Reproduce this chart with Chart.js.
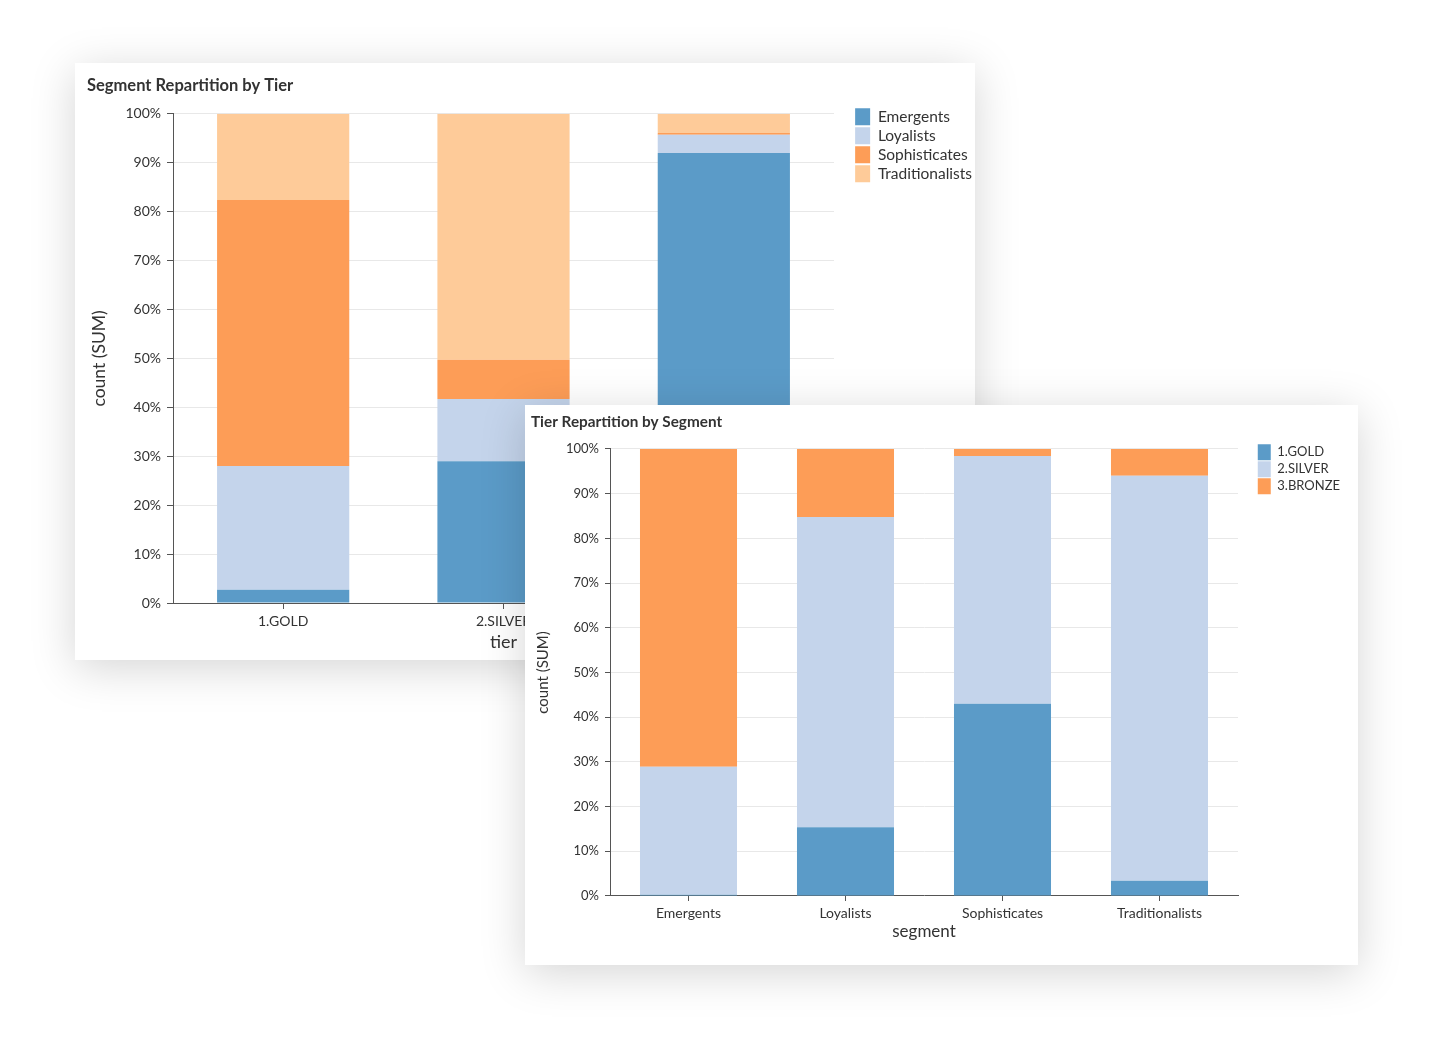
<!DOCTYPE html>
<html>
<head>
<meta charset="utf-8">
<script src="https://cdn.jsdelivr.net/npm/chart.js@4.4.1/dist/chart.umd.min.js"></script>
<style>
body{margin:0;background:#fff;width:1434px;height:1053px;position:relative;overflow:hidden;font-family:Lato}
.card{position:absolute;background:#fff;box-shadow:0 8px 42px rgba(0,0,0,0.17)}
#card1{left:75px;top:63px;width:900px;height:597px}
#card2{left:525px;top:405px;width:833px;height:560px}
canvas{display:block}
</style>
</head>
<body>
<div class="card" id="card1"><canvas id="tierChart" width="900" height="597"></canvas></div>
<div class="card" id="card2"><canvas id="segChart" width="833" height="560"></canvas></div>
<script>
const tiers = ["1.GOLD", "2.SILVER", "3.BRONZE"];
const segments = ["Emergents", "Loyalists", "Sophisticates", "Traditionalists"];

// segment share inside each tier (%)
const emergentsPct = [2.7, 29.0, 92.0];
const loyalistsPct = [25.3, 12.7, 3.7];
const sophisticatesPct = [54.4, 8.0, 0.4];
const traditionalistsPct = [17.6, 50.3, 3.9];

// tier share inside each segment (%)
const goldPct = [0.3, 15.4, 43.0, 3.4];
const silverPct = [28.6, 69.4, 55.4, 90.6];
const bronzePct = [71.1, 15.2, 1.6, 6.0];

const blue = "#5b9bc8", lightBlue = "#c4d4eb", orange = "#fd9d57", lightOrange = "#fecb99";

Chart.defaults.font.family = "Lato";
Chart.defaults.color = "#333";

function buildChart(id, labels, series, o){
    const canvas = document.getElementById(id);
    const W = canvas.width;
    return new Chart(canvas, {
        type: 'bar',
        data: {
            labels: labels,
            datasets: series.map(s => ({
                label: s.label, data: s.data, backgroundColor: s.color,
                borderWidth: 0, barPercentage: o.barPct, categoryPercentage: 1,
                xAxisID: 'x', yAxisID: 'y'
            }))
        },
        options: {
            responsive: false,
            animation: false,
            devicePixelRatio: 1,
            layout: {padding: {top: o.padTop, left: o.padLeft, right: o.padRight, bottom: 0}},
            plugins: {
                title: {display: true, text: o.title, align: 'start', color: '#333',
                    font: {size: o.titleSize, weight: 'bold'},
                    padding: {top: o.titleTop, bottom: o.titleBottom}},
                legend: {position: 'right', align: 'start',
                    title: {display: true, text: '', font: {size: 1}, padding: {top: o.legendTop, bottom: 0}},
                    labels: {boxWidth: o.boxW, boxHeight: o.boxH, padding: o.legendPad, color: '#333', font: {size: o.legendSize}}},
                tooltip: {enabled: false}
            },
            scales: {
                x: {
                    stacked: true,
                    grid: {display: true, drawOnChartArea: false, drawTicks: true, tickLength: o.tickLen, tickColor: '#555', offset: false},
                    border: {color: '#555'},
                    ticks: {color: '#333', font: {size: o.xTickSize}, padding: o.xTickPad, maxRotation: 0},
                    title: {display: true, text: o.xTitle, color: '#333', font: {size: o.xTitleSize}, padding: {top: 0, bottom: o.xTitlePad}},
                    afterFit(s){ s.height = o.xHeight; }
                },
                y: {
                    stacked: true, min: 0, max: 100,
                    ticks: {stepSize: 10, callback: v => v + '%', color: '#333', font: {size: o.tickSize}, padding: o.yTickPad},
                    grid: {color: '#e8e8e8', tickColor: '#555', tickLength: o.tickLen},
                    border: {color: '#555'},
                    title: {display: true, text: 'count (SUM)', color: '#333', font: {size: o.yTitleSize}, padding: {top: o.yTitlePad, bottom: 0}},
                    afterFit(s){ s.width = o.yWidth; }
                },
                gap: {
                    type: 'linear', position: 'right', display: true,
                    grid: {display: false}, ticks: {display: false}, border: {display: false},
                    afterFit(s){
                        const lg = s.chart.legend;
                        s.width = Math.max(0, W - o.padRight - (lg ? lg.width : 0) - o.plotRight);
                    }
                }
            }
        }
    });
}

buildChart("tierChart", tiers, [
    {label: segments[0], data: emergentsPct, color: blue},
    {label: segments[1], data: loyalistsPct, color: lightBlue},
    {label: segments[2], data: sophisticatesPct, color: orange},
    {label: segments[3], data: traditionalistsPct, color: lightOrange}
], {
    title: "Segment Repartition by Tier", titleSize: 16.5, titleTop: 8.5, titleBottom: 18.5,
    padTop: 4, padLeft: 12, padRight: -7, plotRight: 759,
    legendTop: 38, boxW: 15, boxH: 17, legendPad: 2, legendSize: 15.5,
    tickLen: 6, tickSize: 14, xTickSize: 14, xTickPad: 4, yTickPad: 6,
    xTitle: "tier", xTitleSize: 18, xTitlePad: 7, xHeight: 57,
    yTitleSize: 17.5, yTitlePad: 2, yWidth: 86, barPct: 0.6
});

buildChart("segChart", segments, [
    {label: tiers[0], data: goldPct, color: blue},
    {label: tiers[1], data: silverPct, color: lightBlue},
    {label: tiers[2], data: bronzePct, color: orange}
], {
    title: "Tier Repartition by Segment", titleSize: 15.3, titleTop: 4, titleBottom: 17.6,
    padTop: 4, padLeft: 6, padRight: 8, plotRight: 713,
    legendTop: 33, boxW: 13, boxH: 16, legendPad: 1, legendSize: 13,
    tickLen: 5, tickSize: 13, xTickSize: 14, xTickPad: 4, yTickPad: 6,
    xTitle: "segment", xTitleSize: 17, xTitlePad: 23, xHeight: 69,
    yTitleSize: 15, yTitlePad: 3, yWidth: 79, barPct: 0.618
});
</script>
</body>
</html>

────

**WHAT NEEDS TO BE DONE:** Copy nothing but the lines from the top of the material through the line holding "const traditionalistsPct = [17.6, 50.3, 3.9];", exactly as written; omit pictures.

**COMPLETE OUTPUT:**
Reproduce this chart with Chart.js.
<!DOCTYPE html>
<html>
<head>
<meta charset="utf-8">
<script src="https://cdn.jsdelivr.net/npm/chart.js@4.4.1/dist/chart.umd.min.js"></script>
<style>
body{margin:0;background:#fff;width:1434px;height:1053px;position:relative;overflow:hidden;font-family:Lato}
.card{position:absolute;background:#fff;box-shadow:0 8px 42px rgba(0,0,0,0.17)}
#card1{left:75px;top:63px;width:900px;height:597px}
#card2{left:525px;top:405px;width:833px;height:560px}
canvas{display:block}
</style>
</head>
<body>
<div class="card" id="card1"><canvas id="tierChart" width="900" height="597"></canvas></div>
<div class="card" id="card2"><canvas id="segChart" width="833" height="560"></canvas></div>
<script>
const tiers = ["1.GOLD", "2.SILVER", "3.BRONZE"];
const segments = ["Emergents", "Loyalists", "Sophisticates", "Traditionalists"];

// segment share inside each tier (%)
const emergentsPct = [2.7, 29.0, 92.0];
const loyalistsPct = [25.3, 12.7, 3.7];
const sophisticatesPct = [54.4, 8.0, 0.4];
const traditionalistsPct = [17.6, 50.3, 3.9];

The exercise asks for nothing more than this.